======== STORED DATA ========

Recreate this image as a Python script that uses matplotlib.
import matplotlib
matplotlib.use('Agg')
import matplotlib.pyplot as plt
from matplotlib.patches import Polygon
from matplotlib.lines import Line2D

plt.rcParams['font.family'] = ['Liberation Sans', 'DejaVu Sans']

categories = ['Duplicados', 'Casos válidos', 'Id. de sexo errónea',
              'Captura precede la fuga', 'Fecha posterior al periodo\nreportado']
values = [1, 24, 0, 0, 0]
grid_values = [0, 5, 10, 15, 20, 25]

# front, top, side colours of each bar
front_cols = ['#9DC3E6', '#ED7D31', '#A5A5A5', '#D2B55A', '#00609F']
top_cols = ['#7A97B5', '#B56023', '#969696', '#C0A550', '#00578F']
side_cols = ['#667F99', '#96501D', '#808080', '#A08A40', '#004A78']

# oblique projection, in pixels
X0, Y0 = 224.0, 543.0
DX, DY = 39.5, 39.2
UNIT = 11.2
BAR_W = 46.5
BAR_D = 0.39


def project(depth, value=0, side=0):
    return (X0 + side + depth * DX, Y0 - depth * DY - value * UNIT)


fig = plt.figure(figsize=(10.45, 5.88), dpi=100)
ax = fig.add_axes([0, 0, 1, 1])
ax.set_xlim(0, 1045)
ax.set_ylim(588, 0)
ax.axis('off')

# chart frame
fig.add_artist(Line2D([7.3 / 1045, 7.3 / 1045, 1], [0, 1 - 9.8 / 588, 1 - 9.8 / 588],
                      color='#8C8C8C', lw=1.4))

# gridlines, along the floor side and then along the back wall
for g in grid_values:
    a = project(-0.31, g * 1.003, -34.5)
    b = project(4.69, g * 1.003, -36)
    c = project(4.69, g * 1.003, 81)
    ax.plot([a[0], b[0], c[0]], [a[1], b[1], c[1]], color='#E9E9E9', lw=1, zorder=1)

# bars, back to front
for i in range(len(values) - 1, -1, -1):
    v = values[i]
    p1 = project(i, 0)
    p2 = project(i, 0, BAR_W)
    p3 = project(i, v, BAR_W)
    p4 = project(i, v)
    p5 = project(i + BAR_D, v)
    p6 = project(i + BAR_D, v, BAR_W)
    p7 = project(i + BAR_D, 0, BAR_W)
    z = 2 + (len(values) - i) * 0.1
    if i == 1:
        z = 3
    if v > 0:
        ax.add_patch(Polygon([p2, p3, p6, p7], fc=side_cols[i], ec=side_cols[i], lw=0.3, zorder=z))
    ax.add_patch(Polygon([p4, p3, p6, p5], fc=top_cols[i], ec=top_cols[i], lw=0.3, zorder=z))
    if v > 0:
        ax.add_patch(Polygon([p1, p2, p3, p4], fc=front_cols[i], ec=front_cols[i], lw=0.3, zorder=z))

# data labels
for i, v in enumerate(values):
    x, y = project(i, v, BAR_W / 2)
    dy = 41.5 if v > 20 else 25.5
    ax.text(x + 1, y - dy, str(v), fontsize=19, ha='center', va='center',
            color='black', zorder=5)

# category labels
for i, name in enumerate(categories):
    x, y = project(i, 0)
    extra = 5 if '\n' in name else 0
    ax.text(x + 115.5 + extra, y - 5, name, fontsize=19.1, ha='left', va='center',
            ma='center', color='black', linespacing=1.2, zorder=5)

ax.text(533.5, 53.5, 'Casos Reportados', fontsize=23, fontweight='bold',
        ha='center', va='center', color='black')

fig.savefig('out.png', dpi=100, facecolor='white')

========

- [DIRECTIVE]:
From the first line of the listing above to the line with "ax.axis('off')", please transcribe each line exactly, both ends included, and nothing beyond that.

- [ANSWER]:
Recreate this image as a Python script that uses matplotlib.
import matplotlib
matplotlib.use('Agg')
import matplotlib.pyplot as plt
from matplotlib.patches import Polygon
from matplotlib.lines import Line2D

plt.rcParams['font.family'] = ['Liberation Sans', 'DejaVu Sans']

categories = ['Duplicados', 'Casos válidos', 'Id. de sexo errónea',
              'Captura precede la fuga', 'Fecha posterior al periodo\nreportado']
values = [1, 24, 0, 0, 0]
grid_values = [0, 5, 10, 15, 20, 25]

# front, top, side colours of each bar
front_cols = ['#9DC3E6', '#ED7D31', '#A5A5A5', '#D2B55A', '#00609F']
top_cols = ['#7A97B5', '#B56023', '#969696', '#C0A550', '#00578F']
side_cols = ['#667F99', '#96501D', '#808080', '#A08A40', '#004A78']

# oblique projection, in pixels
X0, Y0 = 224.0, 543.0
DX, DY = 39.5, 39.2
UNIT = 11.2
BAR_W = 46.5
BAR_D = 0.39


def project(depth, value=0, side=0):
    return (X0 + side + depth * DX, Y0 - depth * DY - value * UNIT)


fig = plt.figure(figsize=(10.45, 5.88), dpi=100)
ax = fig.add_axes([0, 0, 1, 1])
ax.set_xlim(0, 1045)
ax.set_ylim(588, 0)
ax.axis('off')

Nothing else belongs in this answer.